The limit of human endurance knows no boundaries. Every time someone beats a record, someone has to go one better.
So it’s not surprising that the sport of endurance cycling has its own niche and protagonists enjoy 24-hour events.
Cayman resident Tony Watts is one of them. Don’t ask me why, he’s just wired that way. He’s my mate but when it comes to sporting success we’ve got a slightly different outlook.
The Englishman completed a 24-hour ride recently and deserves props for it no matter how pointless it seems.
It was in Sebring, Florida on Valentine’s Day, starting at 6.30am. (Well he does love cycling so it was romantic in a sense.)
Around 200 people took part in what was a qualifier for the Race Across America and the benchmark was to do 400 miles in 24 hours.
There was a 100 mile loop to start with, out to the countryside and back and then a few 11-mile loops before going for the last 12 hours in the dark on a grand prix motor racing circuit around 3.7 miles long.
Watts did 366 miles which was 16 more than he aimed for. It was a personal best, but only his second 24-hour ride. Two years ago he did 326 miles around Cayman virtually on the spur of the moment. Larry Walters accompanied him for some of the time then.

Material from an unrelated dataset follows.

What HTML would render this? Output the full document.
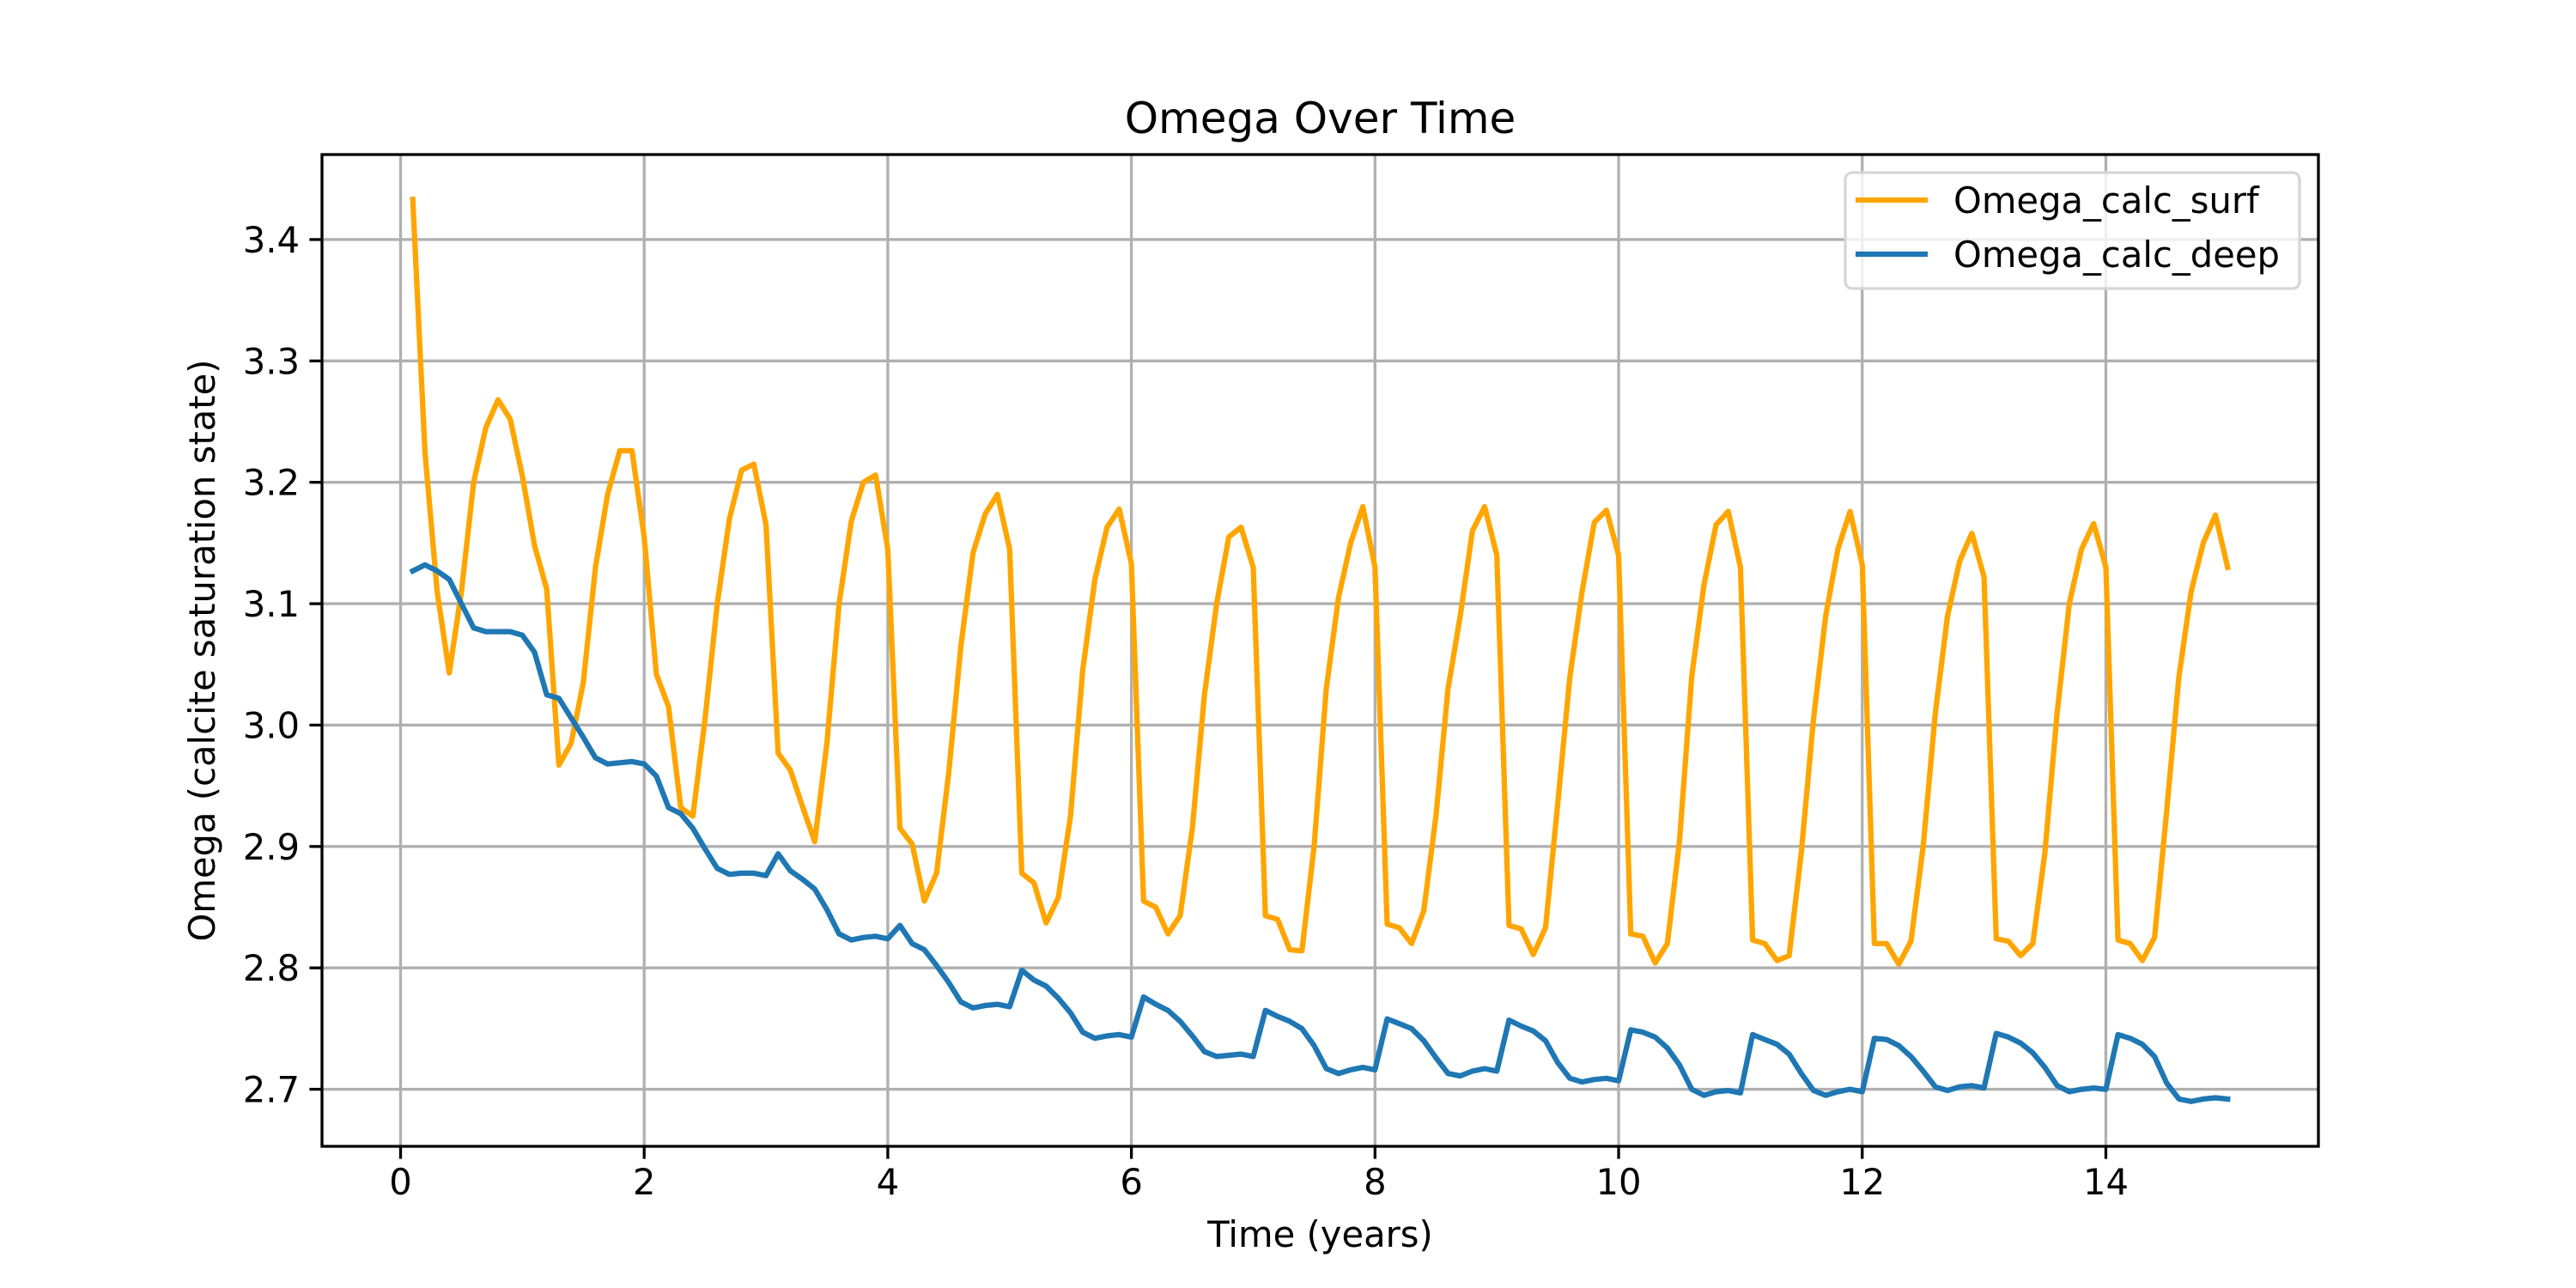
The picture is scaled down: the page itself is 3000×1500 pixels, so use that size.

Englishman Watts, 44, said: ‘I went around that track around 50 times so by the end I knew it quite well.
‘There were a couple of crazy guys there and they did 480-odd miles but most good cyclists did over 400 and then there were a lot of people like me who were pleased to get over their personal best.’
Staying focused and fighting off fatigue are obvious problems, but Watts came through okay.
‘It really isn’t a problem to stay awake. I didn’t even yawn or anything. Because you’re working throughout it’s easier than sitting up all night or staying in a bar. You forget that you’ve been awake all that time and you’re just concentrating on how many hours there are to go.’
His biggest problem was eating. Unlike others, Watts didn’t have a backup team to hand him food and sort his bike out.
Normal bike food of energy bars and gels were not enough to sustain him. His nutrition came from cold oats in milk whilst standing on the bike. He would refill the water bottles on the bike.
Cyclists of all shapes, sizes, ages and both genders were there, as teams and on regular bikes, recumbents and tandems.
Watts came third in the 40-49 age group. The two ahead of him did way over 400 miles.
Has he got it out of his system or is there more to come?
‘It’s a challenge. The first one wasn’t very good really so I wanted to do an organised event and go further. Now I’ve done that I want to go for 400 next year.
‘The point of it? Without challenge, there is no achievement, Ron! We need some more Cayman cyclists to do it next year. The real cyclists could do 400, they just have to stay on the bike.
‘People do it just because they like that sort of event or they want to go in for the Race Across America, from the east coast to the west coast 3,000 miles. That takes around seven days. I’ll never be good enough to do that nor will be able to afford it.
‘Maybe next year I’ll get up to 400 and you might want to come along too, Ron.’ Eh, yeah Tone. I’ll see you there.